Tampons et serviettes périodiques : quand les règles coûtent cher
Elles sont sans-abri, travailleuses pauvres ou étudiantes et partagent la même angoisse : chaque mois, elles se demandent où trouver l’argent pour acheter leurs protections hygiéniques. Encore taboue en France, la « précarité menstruelle » commence à être prise en compte par les autorités, bousculées par les associations. « C’est un produit incontournable et pourtant, il m’arrive de me demander s’il n’est pas possible de faire l’impasse sur cet achat tellement c’est cher », raconte une étudiante parisienne qui souhaite rester anonyme. Étudiante en droit, son unique ressource, c’est sa bourse d’étude, soit à peine plus de 500 €/mois avec lesquels elle doit payer sa chambre de bonne, ses courses, son abonnement de téléphone et de métro. Alors, « les six à sept euros de serviettes chaque mois sont un vrai poids dans le budget », dit-elle le regard dans le vide. Pour les associations, les femmes dépensent chaque mois entre cinq et sept euros en protections hygiéniques même si ces chiffres peuvent varier selon les cas. Signe de l’ampleur du phénomène, depuis le 1er avril, une mutuelle étudiante – la LMDE – propose à ses adhérents de rembourser jusqu’à 25 €/an de protections hygiéniques sur démonstration du ticket d’achat. Une première. Habituellement présente dans les pays en voie de développement, cette forme de précarité existe aussi dans les pays riches, dont la France. Infirmière dans un lycée de Seine-Saint-Denis, Claire en a fait le constat : « Il y a quelques années, j’étais en poste dans un lycée en plein coeur de Paris et je n’avais quasiment aucune demande. Aujourd’hui, j’ai près de 400 demandes de serviettes hygiéniques par an. A cette échelle, ça pose un problème de budget, je ne peux plus gérer.» Selon elle, « beaucoup de filles ont honte et n’osent pas aller voir l’assistante sociale car on est dans quelque chose qui touche à l’intime, de privé, que l’on veut garder secret ».
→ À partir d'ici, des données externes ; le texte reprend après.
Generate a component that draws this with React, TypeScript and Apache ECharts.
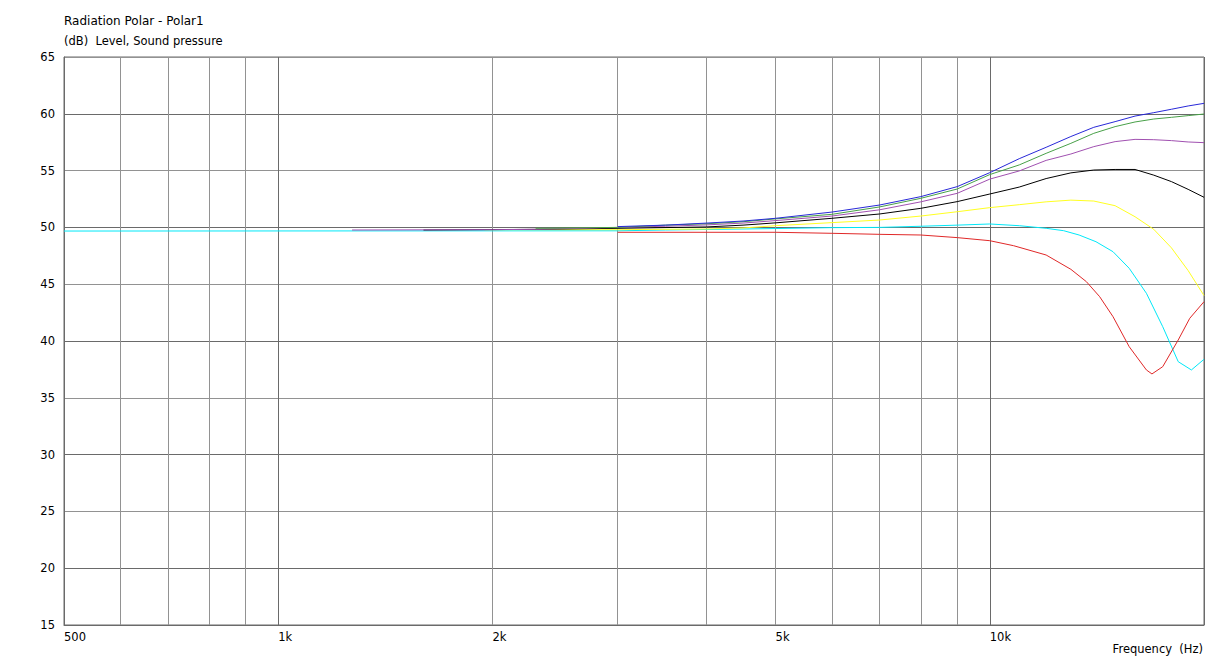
import React, { useEffect, useRef } from "react";
import * as echarts from "echarts";

const FREQ_TICKS = [500, 600, 700, 800, 900, 1000, 2000, 3000, 4000, 5000, 6000, 7000, 8000, 9000, 10000, 20000];
const FREQ_LABELS = [500, 1000, 2000, 5000, 10000];

const blueFreq = [3000, 3500, 4000, 4500, 5000, 6000, 7000, 8000, 9000, 10000, 11000, 12000, 13000, 14000, 15000, 16000, 17000, 18000, 19000, 20000];
const blueDb = [50.07, 50.2, 50.38, 50.56, 50.8, 51.35, 51.97, 52.71, 53.59, 54.82, 56.05, 57.05, 58.0, 58.81, 59.31, 59.8, 60.1, 60.4, 60.69, 60.92];

const greenFreq = [2300, 3000, 3500, 4000, 4500, 5000, 6000, 7000, 8000, 9000, 10000, 11000, 12000, 13000, 14000, 15000, 16000, 17000, 18000, 19000, 20000];
const greenDb = [49.92, 50.0, 50.2, 50.32, 50.5, 50.75, 51.15, 51.8, 52.56, 53.38, 54.65, 55.5, 56.52, 57.4, 58.28, 58.87, 59.28, 59.54, 59.69, 59.84, 59.98];

const purpleFreq = [1270, 2000, 2300, 3000, 3500, 4000, 4500, 5000, 6000, 7000, 8000, 9000, 10000, 11000, 12000, 13000, 14000, 15000, 16000, 17000, 18000, 19000, 20000];
const purpleDb = [49.77, 49.8, 49.83, 50.0, 50.1, 50.22, 50.38, 50.6, 51.0, 51.55, 52.25, 53.0, 54.25, 54.97, 55.9, 56.46, 57.11, 57.55, 57.75, 57.72, 57.64, 57.52, 57.46];

const blackFreq = [1600, 2300, 3000, 4000, 4500, 5000, 6000, 7000, 8000, 9000, 10000, 11000, 12000, 13000, 14000, 15000, 16000, 17000, 18000, 19000, 20000];
const blackDb = [49.77, 49.83, 49.92, 50.04, 50.2, 50.4, 50.8, 51.18, 51.68, 52.27, 52.94, 53.55, 54.3, 54.8, 55.05, 55.1, 55.1, 54.6, 54.03, 53.35, 52.65];

const yellowFreq = [1950, 3000, 4000, 4500, 5000, 6000, 7000, 8000, 9000, 10000, 11000, 12000, 13000, 14000, 15000, 16000, 17000, 18000, 19000, 20000];
const yellowDb = [49.8, 49.8, 49.86, 49.95, 50.15, 50.42, 50.65, 51.0, 51.38, 51.74, 52.0, 52.25, 52.4, 52.32, 51.91, 50.94, 49.83, 48.2, 46.2, 44.0];

const cyanFreq = [500, 3000, 3500, 4500, 5000, 6000, 7000, 8000, 9000, 10000, 11000, 12000, 12700, 13350, 14100, 14900, 15700, 16600, 17500, 18400, 19200, 20000];
const cyanDb = [49.68, 49.7, 49.77, 49.86, 49.9, 49.98, 50.0, 50.1, 50.2, 50.3, 50.15, 49.92, 49.71, 49.33, 48.74, 47.86, 46.4, 44.2, 41.26, 38.18, 37.45, 38.39];

const redFreq = [3000, 5000, 6000, 7000, 8000, 9000, 10000, 10800, 12000, 13000, 13670, 14270, 14900, 15700, 16600, 16900, 17500, 18400, 19100, 20000];
const redDb = [49.57, 49.57, 49.48, 49.39, 49.33, 49.1, 48.83, 48.39, 47.57, 46.31, 45.22, 43.9, 42.14, 39.5, 37.45, 37.1, 37.74, 40.09, 42.0, 43.46];

const SERIES = [
  { name: "cyan", freq: cyanFreq, db: cyanDb, color: "#00e8f8" },
  { name: "red", freq: redFreq, db: redDb, color: "#e02828" },
  { name: "yellow", freq: yellowFreq, db: yellowDb, color: "#ffff20" },
  { name: "black", freq: blackFreq, db: blackDb, color: "#000000" },
  { name: "purple", freq: purpleFreq, db: purpleDb, color: "#a050b0" },
  { name: "green", freq: greenFreq, db: greenDb, color: "#48a048" },
  { name: "blue", freq: blueFreq, db: blueDb, color: "#2828d8" },
];

const DARK = "#6a6a6a";
const LIGHT = "#929292";
const FONT = "DejaVu Sans";

export default function App() {
  const ref = useRef<HTMLDivElement>(null);
  useEffect(() => {
    if (!ref.current) return;
    const chart = echarts.init(ref.current, undefined, { renderer: "svg" });
    const xSplitColors = FREQ_TICKS.map((f) => (f === 1000 || f === 10000 || f === 500 || f === 20000 ? DARK : LIGHT));
    chart.setOption({
      animation: false,
      backgroundColor: "#ffffff",
      title: {
        left: 64,
        top: 15,
        padding: 0,
        text: "Radiation Polar - Polar1",
        subtext: "(dB)  Level, Sound pressure",
        itemGap: 8,
        textStyle: { fontFamily: FONT, fontSize: 12, fontWeight: "normal", color: "#000" },
        subtextStyle: { fontFamily: FONT, fontSize: 11.5, color: "#000" },
      },
      graphic: [
        {
          type: "text",
          right: 23,
          top: 643,
          style: { text: "Frequency  (Hz)", fontFamily: FONT, fontSize: 11.5, fill: "#000" },
        },
      ],
      grid: {
        left: 64,
        right: 22,
        top: 57,
        bottom: 35,
        show: true,
        borderColor: DARK,
        borderWidth: 1,
        backgroundColor: "transparent",
      },
      xAxis: {
        type: "log",
        logBase: 10,
        min: 500,
        max: 20000,
        axisLine: { show: true, lineStyle: { color: DARK } },
        axisTick: { show: false, customValues: FREQ_TICKS },
        axisLabel: {
          customValues: FREQ_LABELS,
          align: "left",
          margin: 6,
          fontFamily: FONT,
          fontSize: 11.5,
          color: "#000",
          formatter: (v: number) => (v >= 1000 ? `${Math.round(v / 1000)}k` : `${Math.round(v)}`),
        },
        splitLine: { show: true, lineStyle: { color: xSplitColors, width: 1 } },
      },
      yAxis: {
        type: "value",
        min: 15,
        max: 65,
        interval: 5,
        axisLine: { show: true, lineStyle: { color: DARK } },
        axisTick: { show: false },
        axisLabel: { margin: 9, fontFamily: FONT, fontSize: 11.5, color: "#000" },
        splitLine: { show: true, lineStyle: { color: [LIGHT, DARK], width: 1 } },
      },
      series: SERIES.map((s) => ({
        name: s.name,
        type: "line",
        showSymbol: false,
        symbol: "none",
        smooth: false,
        lineStyle: { color: s.color, width: 1 },
        itemStyle: { color: s.color },
        data: s.freq.map((f, i) => [f, s.db[i]]),
      })),
    });
    return () => chart.dispose();
  }, []);
  return (
    <div
      ref={ref}
      style={{ position: "fixed", left: 0, top: 0, width: 1226, height: 660, background: "#fff" }}
    />
  );
}
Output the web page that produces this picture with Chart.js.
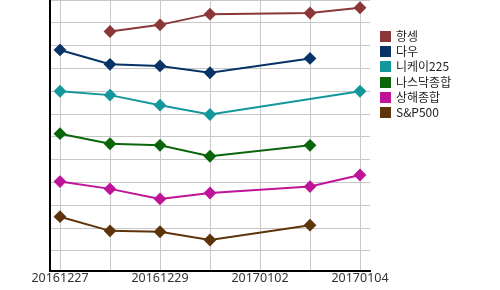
<!DOCTYPE html>
<html><head><meta charset="utf-8">
<script src="https://cdn.jsdelivr.net/npm/chart.js@4/dist/chart.umd.min.js"></script>
<style>
html,body{margin:0;padding:0;background:#fff;}
#wrap{position:relative;width:500px;height:290px;}
#legend{position:absolute;left:380px;top:28px;font-family:"Noto Sans CJK KR","Noto Sans",sans-serif;font-size:12px;color:#222;}
.li{height:15.2px;line-height:15.2px;white-space:nowrap;}
.sw{display:inline-block;width:11px;height:11px;vertical-align:-1px;margin-right:5px;}
</style></head>
<body><div id="wrap"><canvas id="c" width="500" height="290"></canvas><div id="legend"></div></div>
<script>
const dates = ['20161227','20161228','20161229','20161230','20170102','20170103','20170104'];
const seriesNames = ['항셍','다우','니케이225','나스닥종합','상해종합','S&P500'];
const hangseng = [null, 10.62, 10.91, 11.38, null, 11.43, 11.66];
const dow      = [9.81, 9.18, 9.11, 8.81, null, 9.44, null];
const nikkei   = [8.00, 7.83, 7.39, 6.98, null, null, 8.00];
const nasdaq   = [6.14, 5.70, 5.63, 5.15, null, 5.63, null];
const shanghai = [4.04, 3.72, 3.28, 3.54, null, 3.82, 4.33];
const sp500    = [2.50, 1.88, 1.84, 1.48, null, 2.13, null];
const colors = ['#8B3737','#073366','#14979B','#0B650B','#BE1498','#5E340A'];
const allSeries = [hangseng, dow, nikkei, nasdaq, shanghai, sp500];

const datasets = allSeries.map((arr, k) => ({
  label: seriesNames[k],
  data: arr.map((v, i) => ({x: i, y: v})),
  borderColor: colors[k],
  backgroundColor: colors[k],
  borderWidth: 2,
  pointStyle: 'rectRot',
  pointRadius: 5,
  pointHoverRadius: 5,
  spanGaps: true,
  tension: 0
}));

new Chart(document.getElementById('c'), {
  type: 'line',
  data: { datasets },
  options: {
    responsive: false,
    animation: false,
    events: [],
    layout: { autoPadding: false, padding: { left: 50, right: 130, top: 0, bottom: 4 } },
    plugins: { legend: { display: false }, tooltip: { enabled: false } },
    scales: {
      x: {
        type: 'linear', min: -0.2, max: 6.2,
        afterBuildTicks: s => { s.ticks = dates.map((d, i) => ({value: i})); },
        ticks: {
          autoSkip: false, maxRotation: 0, padding: 0,
          color: '#333',
          font: { family: '"Noto Sans", sans-serif', size: 12.5 },
          callback: (v) => (v % 2 === 0 ? dates[v] : '')
        },
        grid: { color: '#c8c8c8', lineWidth: 1, drawTicks: false },
        border: { display: true, color: '#000', width: 2 }
      },
      y: {
        type: 'linear', min: 0.12, max: 12,
        afterBuildTicks: s => { const t = []; for (let v = 1; v <= 12; v++) t.push({value: v}); s.ticks = t; },
        ticks: { display: false },
        grid: { color: '#c8c8c8', lineWidth: 1, drawTicks: false },
        border: { display: true, color: '#000', width: 2 }
      }
    }
  }
});

const lg = document.getElementById('legend');
seriesNames.forEach((n, k) => {
  const d = document.createElement('div'); d.className = 'li';
  const s = document.createElement('span'); s.className = 'sw'; s.style.background = colors[k];
  d.appendChild(s); d.appendChild(document.createTextNode(n)); lg.appendChild(d);
});
</script></body></html>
Les Restos du coeur en première ligne
Cette « barrière symbolique », qui empêche ces femmes de parler de leur situation, Brigitte Miché, coordinatrice des missions sociales aux Restos du coeur, en a été témoin. Dans les centres où affluent les bénéficiaires de l’aide alimentaire, elle raconte avoir vu des femmes rebrousser chemin lorsque les bénévoles n’étaient que des hommes. Il y a aussi ces mères de famille qui lui chuchotent : « Vous reste-t-il des serviettes ? » Les Restos font partie des rares associations alimentaires à distribuer des protections périodiques.
« Du papier toilette » à la place
Mais la situation est beaucoup plus dramatique pour toutes celles qui n’ont pas de toit. Maria, à la rue depuis plusieurs mois raconte avoir dû, à plusieurs reprises, « mettre du papier toilette ou du coton » lors de ses règles : « Dans certains centres d’hébergement, on nous donne du savon, du shampooing mais pas de serviettes. » En France, le débat autour des protections hygiéniques avait défrayé la chronique en 2015, au moment des discussions sur le taux de TVA qui leur était appliqué. Grâce à la mobilisation de collectifs féministes, il avait été ramené à 5,5 %. Pourtant, observe Tara Heuzé, fondatrice de l’association Règles Élémentaires, « la baisse de la TVA n’a pas été répercutée sur les prix. Finalement, c’est un cadeau que l’on a fait aux marques », qui règnent sur un marché estimé à plusieurs milliards de dollars.